I would wish to unfold a little what is contained in these words which we often hear, even, perhaps, without quite understanding them, and many times oftener without fully entering into them. And we may take them, without fully entering into them. And we may take them, first, in their first part, where they say that "God is not the God of the dead."

The word "dead," we know, is constantly used in Scripture in a double sense, as meaning those who are dead spiritually as well as those who are dead naturally. And in either sense the words are alike applicable: "God is not the God of the dead."

God's not being the God of the dead signifies two things: that they who are without Him are dead, as well as that they who are dead are also without Him. So far as our knowledge goes respecting inferior animals they appear to be examples of this truth. They appear to us to have no knowledge of God; and we are not told that they have any other life than the short one of which our senses inform us. I am well aware that our ignorance of their condition is so great that we may not dare to say anything of them positively; there may be a hundred things true respecting them which we neither know nor imagine. I would only say that according to that most imperfect light in which we see them the two points of which I have been speaking appear to meet in them: we believe that they have no consciousness of God, and we believe that they will die. And so far, therefore, they afford an example of the agreement, if I may so speak, between these two points; and were intended, perhaps, to be to our view a continual image of it. But we had far better speak of ourselves. And here, too, it is the case that "God is not the God of the dead." If we are without Him we are dead, and if we are dead we are without Him; in other words, the two ideas of death and absence from God are in fact synonymous.

Thus, in the account given of the fall of man, the sentence of death and of being cast out of Eden go together; and if any one compares the description of the second Eden in the Revelation, and recollects how especially it is there said that God dwells in the midst of it, and is its light by day and night, he will see that the banishment from the first Eden means a banishment from the presence of God. And thus, in the day that Adam sinned he died; for he was cast out of Eden immediately, however long he may have moved about afterward upon the earth where God was not. And how very strong to the same point are the words of Hezekiah's prayer, "The grave cannot praise Thee, Death cannot celebrate Thee; they that go down into the pit cannot hope for Thy truth"; words which express completely the feeling that God is not the God of the dead. This, too, appears to be the sense generally of the expression used in various parts of the Old Testament, "Thou shalt surely die."

It is, no doubt, left purposely obscure; nor are we ever told in so many words all that is meant by death; but, surely, it always implies a separation from God, and the being—whatever the notion may extend to—the being dead to Him.

Thus, when David had committed his great sin and had expressed his repentance for it, Nathan tells him, "The Lord also hath put away thy sin; thou shalt not die"; which means most expressively, thou shalt not die to God.

In one sense David died, as all men die; nor was he by any means freed from the punishment of his sin; he was not, in that sense, forgiven, but he was allowed still to regard God as his God; and therefore his punishments were but fatherly chastisements from God's hand, designed for his profit that he might be partaker of God's holiness.

And thus altho Saul was sentenced to lose his kingdom, and altho he was killed with his sons on Mount Gilboa, yet I do not think that we find the sentence passed upon him, "Thou shalt surely die"; and therefore we have no right to say that God had ceased to be his God altho He visited him with severe chastisements and would not allow him to hand down to his sons the crown of Israel.

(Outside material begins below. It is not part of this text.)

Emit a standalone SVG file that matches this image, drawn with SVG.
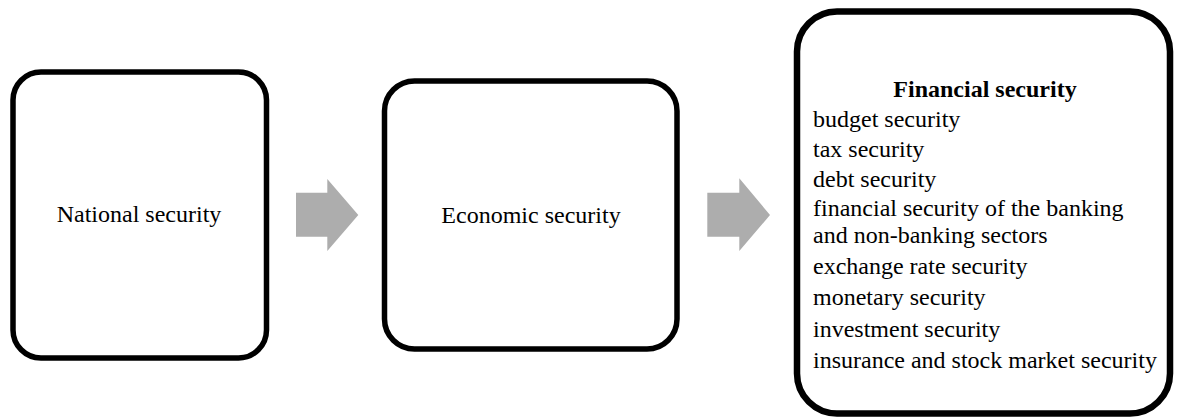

Observe also the language of the eighteenth chapter of Ezekiel, where the expressions occur so often, "He shall surely live," and "He shall surely die."

We have no right to refer these to a mere extension on the one hand, or a cutting short on the other, of the term of earthly existence. The promise of living long in the land or, as in Hezekiah's case, of adding to his days fifteen years, is very different from the full and unreserved blessing, "Thou shalt surely live." And we know, undoubtedly, that both the good and the bad to whom Ezekiel spoke died alike the natural death of the body. But the peculiar force of the promise and of the threat was, in the one case, Thou shalt belong to God; in the other, Thou shalt cease to belong to Him; although the veil was not yet drawn up which concealed the full import of those terms, "belonging to God," and "ceasing to belong to Him": nay, can we venture to affirm that it is fully drawn aside even now?

I have dwelt on this at some length, because it really seems to place the common state of the minds of too many amongst us in a light which is exceedingly awful; for if it be true, as I think the Scripture implies, that to be dead and to be without God are precisely the same thing, then can it be denied that the symptoms of death are strongly marked upon many of us? Are there not many who never think of God or care about His service? Are there not many who live, to all appearance, as unconscious of His existence, as we fancy the inferior animals to be?